● Stated task: All records must be quoted exactly. Omit the pictures.
** start Recorded data **
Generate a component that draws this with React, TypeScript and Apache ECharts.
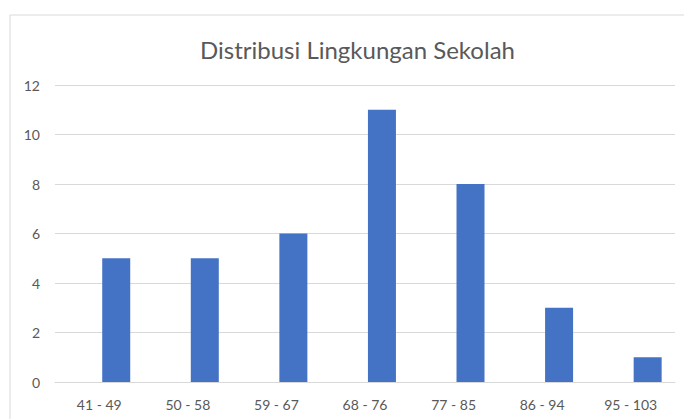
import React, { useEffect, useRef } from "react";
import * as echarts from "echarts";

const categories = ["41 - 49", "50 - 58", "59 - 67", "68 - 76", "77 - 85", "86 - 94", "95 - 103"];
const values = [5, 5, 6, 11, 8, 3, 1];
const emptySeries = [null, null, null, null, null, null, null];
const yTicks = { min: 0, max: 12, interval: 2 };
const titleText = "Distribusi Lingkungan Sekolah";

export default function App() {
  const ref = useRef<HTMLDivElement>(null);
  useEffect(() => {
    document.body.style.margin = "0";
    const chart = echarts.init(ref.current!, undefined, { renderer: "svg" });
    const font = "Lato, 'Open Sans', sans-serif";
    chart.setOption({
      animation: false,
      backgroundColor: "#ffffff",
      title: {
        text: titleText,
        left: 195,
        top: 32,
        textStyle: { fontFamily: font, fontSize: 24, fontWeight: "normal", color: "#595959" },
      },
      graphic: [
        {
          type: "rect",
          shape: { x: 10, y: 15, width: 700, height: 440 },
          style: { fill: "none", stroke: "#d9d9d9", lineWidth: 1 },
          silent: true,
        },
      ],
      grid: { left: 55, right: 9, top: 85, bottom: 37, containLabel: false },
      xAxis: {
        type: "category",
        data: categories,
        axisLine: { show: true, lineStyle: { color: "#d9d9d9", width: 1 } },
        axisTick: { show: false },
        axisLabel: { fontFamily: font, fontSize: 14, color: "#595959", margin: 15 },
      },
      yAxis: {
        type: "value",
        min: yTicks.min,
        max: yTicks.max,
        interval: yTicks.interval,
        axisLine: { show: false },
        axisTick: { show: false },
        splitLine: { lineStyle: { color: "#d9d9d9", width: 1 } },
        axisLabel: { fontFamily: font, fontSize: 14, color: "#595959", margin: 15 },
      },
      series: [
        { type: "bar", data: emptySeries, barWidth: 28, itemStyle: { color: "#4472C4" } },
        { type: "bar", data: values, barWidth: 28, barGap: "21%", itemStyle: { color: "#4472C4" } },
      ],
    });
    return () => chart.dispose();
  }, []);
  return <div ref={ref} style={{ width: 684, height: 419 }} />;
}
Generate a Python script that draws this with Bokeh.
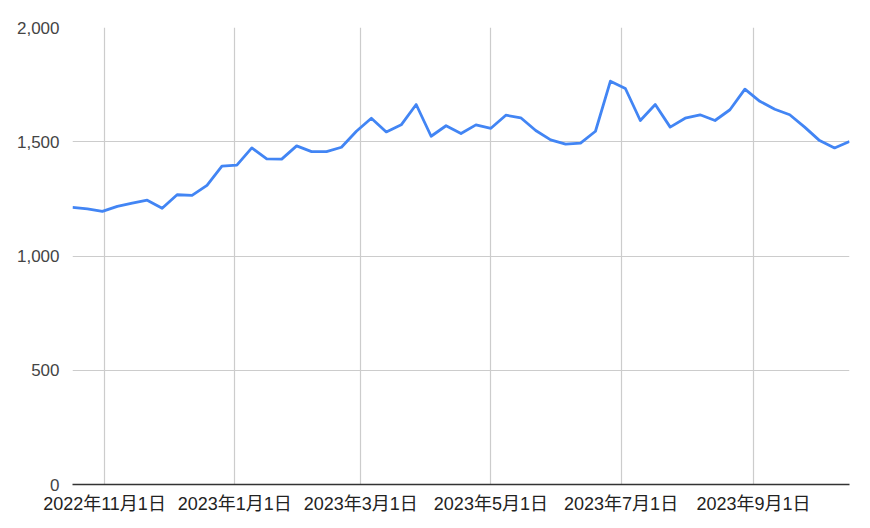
** end Recorded data **
● Exercise result:
Generate a component that draws this with React, TypeScript and Apache ECharts.
import React, { useEffect, useRef } from "react";
import * as echarts from "echarts";

const categories = ["41 - 49", "50 - 58", "59 - 67", "68 - 76", "77 - 85", "86 - 94", "95 - 103"];
const values = [5, 5, 6, 11, 8, 3, 1];
const emptySeries = [null, null, null, null, null, null, null];
const yTicks = { min: 0, max: 12, interval: 2 };
const titleText = "Distribusi Lingkungan Sekolah";

export default function App() {
  const ref = useRef<HTMLDivElement>(null);
  useEffect(() => {
    document.body.style.margin = "0";
    const chart = echarts.init(ref.current!, undefined, { renderer: "svg" });
    const font = "Lato, 'Open Sans', sans-serif";
    chart.setOption({
      animation: false,
      backgroundColor: "#ffffff",
      title: {
        text: titleText,
        left: 195,
        top: 32,
        textStyle: { fontFamily: font, fontSize: 24, fontWeight: "normal", color: "#595959" },
      },
      graphic: [
        {
          type: "rect",
          shape: { x: 10, y: 15, width: 700, height: 440 },
          style: { fill: "none", stroke: "#d9d9d9", lineWidth: 1 },
          silent: true,
        },
      ],
      grid: { left: 55, right: 9, top: 85, bottom: 37, containLabel: false },
      xAxis: {
        type: "category",
        data: categories,
        axisLine: { show: true, lineStyle: { color: "#d9d9d9", width: 1 } },
        axisTick: { show: false },
        axisLabel: { fontFamily: font, fontSize: 14, color: "#595959", margin: 15 },
      },
      yAxis: {
        type: "value",
        min: yTicks.min,
        max: yTicks.max,
        interval: yTicks.interval,
        axisLine: { show: false },
        axisTick: { show: false },
        splitLine: { lineStyle: { color: "#d9d9d9", width: 1 } },
        axisLabel: { fontFamily: font, fontSize: 14, color: "#595959", margin: 15 },
      },
      series: [
        { type: "bar", data: emptySeries, barWidth: 28, itemStyle: { color: "#4472C4" } },
        { type: "bar", data: values, barWidth: 28, barGap: "21%", itemStyle: { color: "#4472C4" } },
      ],
    });
    return () => chart.dispose();
  }, []);
  return <div ref={ref} style={{ width: 684, height: 419 }} />;
}
Generate a Python script that draws this with Bokeh.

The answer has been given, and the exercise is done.